If you're planning on staining your molding to match existing wood, make sure you specifically buy "stainable" flexible molding. It has a textured surface that mimics wood grain and holds onto the pigment. Standard smooth polyurethane won't take stain—it'll just wipe right off.
Common Mistakes to Avoid
Even seasoned pros mess up archways sometimes. One big mistake is over-nailing. You might think more nails equals a tighter fit, but if you put too many holes in the material, you risk compromising its structural integrity or creating a lot of extra work for yourself during the filling and sanding phase.
Another mistake is forgetting to check for "plumb" on the wall itself. Archways in older houses are rarely perfect. The drywall might be a little thicker on one side, or the framing might be slightly twisted. Since the molding is flexible, it'll follow the contour of a wonky wall perfectly—which means your trim might look crooked if the wall is crooked. You might need to do a little shimming behind the molding to keep the face of the trim looking flat and professional.
Is It Worth the Cost?
Let's be honest: flexible molding for archways is more expensive than a standard stick of MDF or pine from the big-box store. But you have to weigh that cost against the labor and frustration of the alternatives.
If you try to "force" regular wood, you'll spend hours fighting it, and it still might not look right.
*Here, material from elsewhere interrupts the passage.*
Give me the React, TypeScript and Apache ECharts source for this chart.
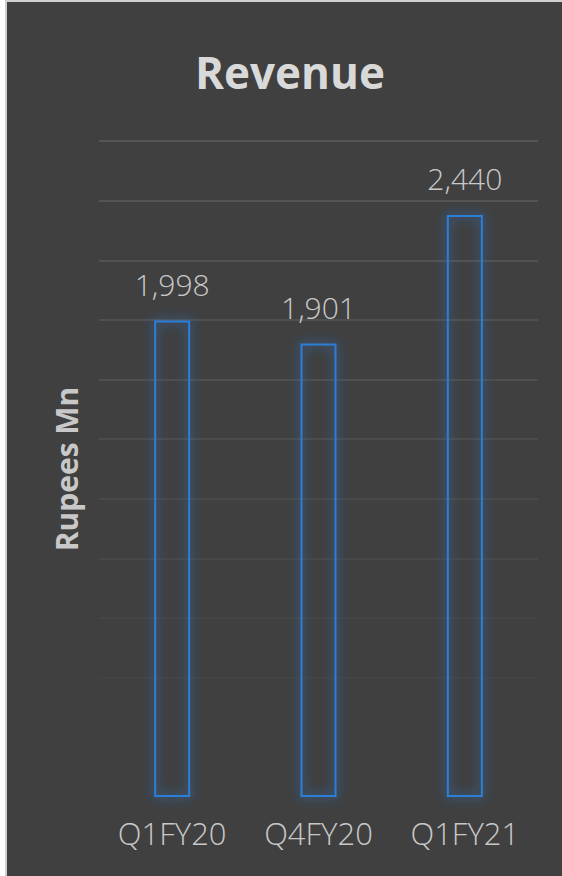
import React, { useEffect, useRef } from "react";
import * as echarts from "echarts";

const categories = ["Q1FY20", "Q4FY20", "Q1FY21"];
const revenue = [1998, 1901, 2440];
const yMin = 0;
const yMax = 2750;
const yInterval = 250;
const gridColors = [
  "#404040", "#404040", "#444444", "#474747", "#4a4a4a", "#4d4d4d",
  "#505050", "#535353", "#565656", "#585858", "#5b5b5b", "#5d5d5d",
];

export default function App() {
  const ref = useRef<HTMLDivElement>(null);
  useEffect(() => {
    if (!ref.current) return;
    const chart = echarts.init(ref.current, null, { renderer: "svg" });
    chart.setOption({
      animation: false,
      backgroundColor: "transparent",
      title: {
        text: "Revenue",
        left: 285,
        textAlign: "center",
        top: 45,
        textStyle: {
          color: "#d9d9d9",
          fontFamily: "Open Sans",
          fontWeight: "bold",
          fontSize: 44,
        },
      },
      grid: { left: 99, right: 24, top: 141, bottom: 79 },
      xAxis: {
        type: "category",
        data: categories,
        axisLine: { show: false },
        axisTick: { show: false },
        axisLabel: {
          color: "#c8c8c8",
          fontFamily: "Open Sans",
          fontWeight: 300,
          fontSize: 31,
          margin: 20,
        },
      },
      yAxis: {
        type: "value",
        min: yMin,
        max: yMax,
        interval: yInterval,
        axisLabel: { show: false },
        axisLine: { show: false },
        axisTick: { show: false },
        splitLine: { show: true, lineStyle: { color: gridColors, width: 1.5 } },
        name: "Rupees Mn",
        nameLocation: "middle",
        nameGap: 18,
        nameTextStyle: {
          color: "#c8c8c8",
          fontFamily: "Open Sans",
          fontWeight: "bold",
          fontSize: 30,
        },
      },
      series: [
        {
          type: "bar",
          data: revenue,
          barWidth: 36,
          itemStyle: {
            color: "rgba(0,0,0,0)",
            borderColor: "#2c7fd8",
            borderWidth: 2,
            shadowBlur: 12,
            shadowColor: "rgba(40,130,240,0.95)",
          },
          label: {
            show: true,
            position: "top",
            distance: 21,
            color: "#c8c8c8",
            fontFamily: "Open Sans",
            fontWeight: 300,
            fontSize: 30,
            formatter: (p: any) => Number(p.value).toLocaleString("en-US"),
          },
        },
      ],
    });
    return () => chart.dispose();
  }, []);
  return (
    <div style={{ position: "fixed", left: 0, top: 0, width: 562, height: 876, background: "#ffffff", overflow: "hidden" }}>
      <div
        style={{
          position: "absolute",
          left: 5,
          top: 0,
          width: 557,
          height: 876,
          boxSizing: "border-box",
          background: "#404040",
          borderTop: "2px solid #d0d0d0",
          borderLeft: "2px solid #d0d0d0",
        }}
      />
      <div ref={ref} style={{ position: "absolute", left: 0, top: 0, width: 562, height: 876 }} />
    </div>
  );
}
If you hire someone to do custom millwork, you're looking at a bill that could be five or ten times the price of the flexible stuff. For most of us, the middle ground—using a high-quality flexible product—is the sweet spot. It gives you that high-end, custom look without the high-end price tag or the carpentry headache.
Wrapping things up, if you've got a curved doorway that's been sitting bare because you were intimidated by the trim work, give flexible molding a shot. It's one of those rare home improvement products that actually does exactly what it says it will. Just measure twice, take your time with the adhesive, and you'll have an archway that looks like it was built by a pro.